I was visiting the station to learn about the Mayan priests’ expectations and plans for the big Oxlajuj Baktum, the end of the “long-count” calendar cycle that finishes up 5,129 years this December 21, 2012. I sat down with Mayan priest Cruz Ramirez along with two other members of the station. I asked what I thought was the obvious question, what does December 21, 2012 mean? What are they expecting? They spoke a bit in Mam, then looked back at me with blank expressions, indicating that this was just another cycle change. “Oh... yes, that… They say that it’s like a flower, that sprouted, grew, blossomed, and wilted, and now it will grow again. That’s the change that they speak about.”

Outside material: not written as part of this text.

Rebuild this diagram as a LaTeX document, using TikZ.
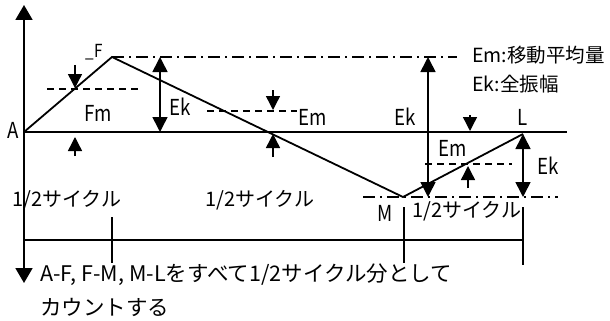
\documentclass[tikz,border=0pt]{standalone}
\usepackage{fontspec}
\setmainfont{Noto Sans CJK JP}
\usetikzlibrary{arrows.meta}
\begin{document}
\begin{tikzpicture}[x=1pt,y=-1pt,
  wave/.style={line width=1.8pt, line join=miter},
  axisline/.style={line width=1.8pt},
  dsh/.style={line width=1.4pt, dash pattern=on 7pt off 5pt},
  dshdot/.style={line width=1.4pt, dash pattern=on 12pt off 5pt on 2pt off 5pt},
  arr/.style={-{Triangle[width=14pt,length=14pt]}, line width=1.4pt},
  dbl/.style={{Triangle[width=15pt,length=15pt]}-{Triangle[width=15pt,length=15pt]}, line width=1.6pt},
  bigarr/.style={{Triangle[width=17pt,length=15pt]}-{Triangle[width=17pt,length=15pt]}, line width=1.8pt},
  lbl/.style={font=\fontsize{22}{22}\selectfont, inner sep=0pt, xscale=0.85},
  jlbl/.style={font=\fontsize{20}{20}\selectfont, inner sep=0pt, anchor=west},
  legend/.style={font=\fontsize{19.5}{19.5}\selectfont, inner sep=0pt, anchor=west},
  note/.style={font=\fontsize{21.5}{21.5}\selectfont, inner sep=0pt, anchor=west}
]
\useasboundingbox (0,0) rectangle (610,321);

% key points
\coordinate (A) at (24,132);
\coordinate (F) at (112,57);
\coordinate (M) at (403,197);
\coordinate (L) at (523,134);
\coordinate (axtop) at (24,5);
\coordinate (axbot) at (24,283);
\coordinate (baseR) at (567,132);

% axes
\draw[bigarr] (axbot) -- (axtop);
\draw[axisline] (A) -- (baseR);

% waveform
\draw[wave] (A) -- (F) -- (M) -- (L);

% reference lines
\draw[dshdot] (F) -- (457,57);
\draw[dshdot] (363,197) -- (558,197);
\draw[dsh] (47,89) -- (138,89);
\draw[dsh] (207,111) -- (297,111);
\draw[dsh] (425,164) -- (512,164);

% Em markers
\draw[arr] (75,65) -- (75,88);
\draw[arr] (75,156) -- (75,137);
\draw[arr] (273,90) -- (273,110);
\draw[arr] (273,157) -- (273,134);
\draw[arr] (470,115) -- (470,131);
\draw[arr] (468,188) -- (468,166);

% Ek arrows
\draw[dbl] (160,57) -- (160,132);
\draw[dbl] (428,57) -- (428,197);
\draw[dbl] (L) -- (523,197);

% labels
\node[lbl] (lA) at (13,130) {A};
\node[lbl, font=\fontsize{18}{18}\selectfont] (lF) at (94,52) {\_F};
\node[lbl] (lFm) at (98,113) {Fm};
\node[lbl] (lEk1) at (180,107) {Ek};
\node[lbl] (lEm2) at (313,117) {Em};
\node[lbl] (lEk2) at (405,117) {Ek};
\node[lbl] (lEm3) at (453,148) {Em};
\node[lbl] (lL) at (523,117) {L};
\node[lbl] (lEk3) at (548,166) {Ek};
\node[lbl] (lM) at (385,213) {M};

% legend
\node[legend] (leg1) at (472,55) {Em:移動平均量};
\node[legend] (leg2) at (472,84) {Ek:全振幅};

% half cycle labels
\node[jlbl] (h1) at (12,200) {1/2サイクル};
\node[jlbl] (h2) at (205,200) {1/2サイクル};
\node[jlbl] (h3) at (412,211) {1/2サイクル};

% bracket
\coordinate (bL) at (24,240);
\coordinate (bR) at (523,240);
\draw[axisline] (bL) -- (bR);
\draw[axisline] (112,217) -- (112,263);
\draw[axisline] (404,207) -- (404,263);
\draw[axisline] (523,207) -- (523,265);

% note
\node[note] (n1) at (40,275) {A-F, F-M, M-Lをすべて1/2サイクル分として};
\node[note] (n2) at (40,307) {カウントする};
\end{tikzpicture}
\end{document}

I asked what ceremonies they planned on celebrating this year. They told me about all the different sacred prayer sites at the mountain peaks around the Cajola valley, more than 10 in total. They wrote down the names for me in Mam, explaining the literal translation of each. They pray to the father of wind, at the peak of the hill known as K’man K’qiq. At Twi Sacbakin they pray that the winter’s hail storms won’t destroy the corn corps. At Twi Kojla “the head of Cajola” they pray for the well-being of their community— and for their radio station. The most important celebration is a series of ceremonies that welcome the rainy season, held every year in early May. Over half the town’s population participates by giving small offerings of candles, sugar, or incense. A pilgrimage is made to the Pacific coast, stopping to perform prayer ceremonies at five sacred locations along the way. The sixth and last is held at Twi Caula, another peak above Cajola, and lasts overnight. If they didn’t pray, the corn would be lost to frost, the rain would flood their homes, and conflict would rise in the community.
They explained: “What we know is what our ancestors have left for us; that’s how we know to arrange a Mayan ceremony with yellow candles in the south, white in the north, red where the sun rises and black where it sets. You can even read that in books now, but we learned through generations, from our fathers’ fathers. We maintain the knowledge we learned from them.”